→ Your goal: Give the data below again, word for word.
== == ==
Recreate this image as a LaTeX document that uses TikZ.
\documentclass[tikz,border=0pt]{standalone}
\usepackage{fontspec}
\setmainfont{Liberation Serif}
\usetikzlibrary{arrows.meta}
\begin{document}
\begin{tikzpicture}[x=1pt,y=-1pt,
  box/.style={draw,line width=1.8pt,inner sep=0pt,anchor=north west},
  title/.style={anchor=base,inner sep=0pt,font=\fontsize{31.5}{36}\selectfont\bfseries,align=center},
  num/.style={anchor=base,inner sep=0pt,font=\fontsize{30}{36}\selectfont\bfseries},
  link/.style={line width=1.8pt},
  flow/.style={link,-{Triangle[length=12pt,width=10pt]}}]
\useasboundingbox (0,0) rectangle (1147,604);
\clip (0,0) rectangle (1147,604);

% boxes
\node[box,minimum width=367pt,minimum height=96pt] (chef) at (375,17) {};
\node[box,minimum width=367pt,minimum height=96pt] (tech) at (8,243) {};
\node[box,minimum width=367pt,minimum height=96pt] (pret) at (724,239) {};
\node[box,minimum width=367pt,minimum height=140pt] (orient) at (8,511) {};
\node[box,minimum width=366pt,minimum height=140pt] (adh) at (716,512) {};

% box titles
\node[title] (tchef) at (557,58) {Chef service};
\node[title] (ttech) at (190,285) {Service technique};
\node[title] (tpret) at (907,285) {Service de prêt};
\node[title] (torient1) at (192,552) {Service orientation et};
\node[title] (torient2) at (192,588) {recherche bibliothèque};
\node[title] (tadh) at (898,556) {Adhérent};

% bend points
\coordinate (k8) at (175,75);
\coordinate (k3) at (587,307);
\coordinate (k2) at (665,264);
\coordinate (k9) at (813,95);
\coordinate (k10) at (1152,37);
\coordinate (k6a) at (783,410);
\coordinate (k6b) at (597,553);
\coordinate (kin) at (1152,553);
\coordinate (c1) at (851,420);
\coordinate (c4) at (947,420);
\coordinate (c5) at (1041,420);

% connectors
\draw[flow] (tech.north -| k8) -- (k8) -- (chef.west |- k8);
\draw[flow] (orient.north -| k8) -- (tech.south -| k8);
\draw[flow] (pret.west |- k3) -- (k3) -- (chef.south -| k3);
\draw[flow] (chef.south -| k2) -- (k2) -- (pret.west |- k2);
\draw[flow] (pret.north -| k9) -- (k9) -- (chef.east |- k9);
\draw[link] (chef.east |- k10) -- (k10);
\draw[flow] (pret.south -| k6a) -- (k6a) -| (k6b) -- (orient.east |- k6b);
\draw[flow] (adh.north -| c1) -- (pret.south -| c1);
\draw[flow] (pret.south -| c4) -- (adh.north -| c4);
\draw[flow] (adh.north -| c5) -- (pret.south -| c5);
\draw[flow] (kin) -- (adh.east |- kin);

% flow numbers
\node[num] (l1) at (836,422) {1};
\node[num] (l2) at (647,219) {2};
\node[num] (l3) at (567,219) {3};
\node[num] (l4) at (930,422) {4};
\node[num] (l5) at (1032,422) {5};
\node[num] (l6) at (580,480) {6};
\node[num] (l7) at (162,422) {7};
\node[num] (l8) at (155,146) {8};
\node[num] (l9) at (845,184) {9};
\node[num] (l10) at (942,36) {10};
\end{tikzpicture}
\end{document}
== == ==
→ Answer:
Recreate this image as a LaTeX document that uses TikZ.
\documentclass[tikz,border=0pt]{standalone}
\usepackage{fontspec}
\setmainfont{Liberation Serif}
\usetikzlibrary{arrows.meta}
\begin{document}
\begin{tikzpicture}[x=1pt,y=-1pt,
  box/.style={draw,line width=1.8pt,inner sep=0pt,anchor=north west},
  title/.style={anchor=base,inner sep=0pt,font=\fontsize{31.5}{36}\selectfont\bfseries,align=center},
  num/.style={anchor=base,inner sep=0pt,font=\fontsize{30}{36}\selectfont\bfseries},
  link/.style={line width=1.8pt},
  flow/.style={link,-{Triangle[length=12pt,width=10pt]}}]
\useasboundingbox (0,0) rectangle (1147,604);
\clip (0,0) rectangle (1147,604);

% boxes
\node[box,minimum width=367pt,minimum height=96pt] (chef) at (375,17) {};
\node[box,minimum width=367pt,minimum height=96pt] (tech) at (8,243) {};
\node[box,minimum width=367pt,minimum height=96pt] (pret) at (724,239) {};
\node[box,minimum width=367pt,minimum height=140pt] (orient) at (8,511) {};
\node[box,minimum width=366pt,minimum height=140pt] (adh) at (716,512) {};

% box titles
\node[title] (tchef) at (557,58) {Chef service};
\node[title] (ttech) at (190,285) {Service technique};
\node[title] (tpret) at (907,285) {Service de prêt};
\node[title] (torient1) at (192,552) {Service orientation et};
\node[title] (torient2) at (192,588) {recherche bibliothèque};
\node[title] (tadh) at (898,556) {Adhérent};

% bend points
\coordinate (k8) at (175,75);
\coordinate (k3) at (587,307);
\coordinate (k2) at (665,264);
\coordinate (k9) at (813,95);
\coordinate (k10) at (1152,37);
\coordinate (k6a) at (783,410);
\coordinate (k6b) at (597,553);
\coordinate (kin) at (1152,553);
\coordinate (c1) at (851,420);
\coordinate (c4) at (947,420);
\coordinate (c5) at (1041,420);

% connectors
\draw[flow] (tech.north -| k8) -- (k8) -- (chef.west |- k8);
\draw[flow] (orient.north -| k8) -- (tech.south -| k8);
\draw[flow] (pret.west |- k3) -- (k3) -- (chef.south -| k3);
\draw[flow] (chef.south -| k2) -- (k2) -- (pret.west |- k2);
\draw[flow] (pret.north -| k9) -- (k9) -- (chef.east |- k9);
\draw[link] (chef.east |- k10) -- (k10);
\draw[flow] (pret.south -| k6a) -- (k6a) -| (k6b) -- (orient.east |- k6b);
\draw[flow] (adh.north -| c1) -- (pret.south -| c1);
\draw[flow] (pret.south -| c4) -- (adh.north -| c4);
\draw[flow] (adh.north -| c5) -- (pret.south -| c5);
\draw[flow] (kin) -- (adh.east |- kin);

% flow numbers
\node[num] (l1) at (836,422) {1};
\node[num] (l2) at (647,219) {2};
\node[num] (l3) at (567,219) {3};
\node[num] (l4) at (930,422) {4};
\node[num] (l5) at (1032,422) {5};
\node[num] (l6) at (580,480) {6};
\node[num] (l7) at (162,422) {7};
\node[num] (l8) at (155,146) {8};
\node[num] (l9) at (845,184) {9};
\node[num] (l10) at (942,36) {10};
\end{tikzpicture}
\end{document}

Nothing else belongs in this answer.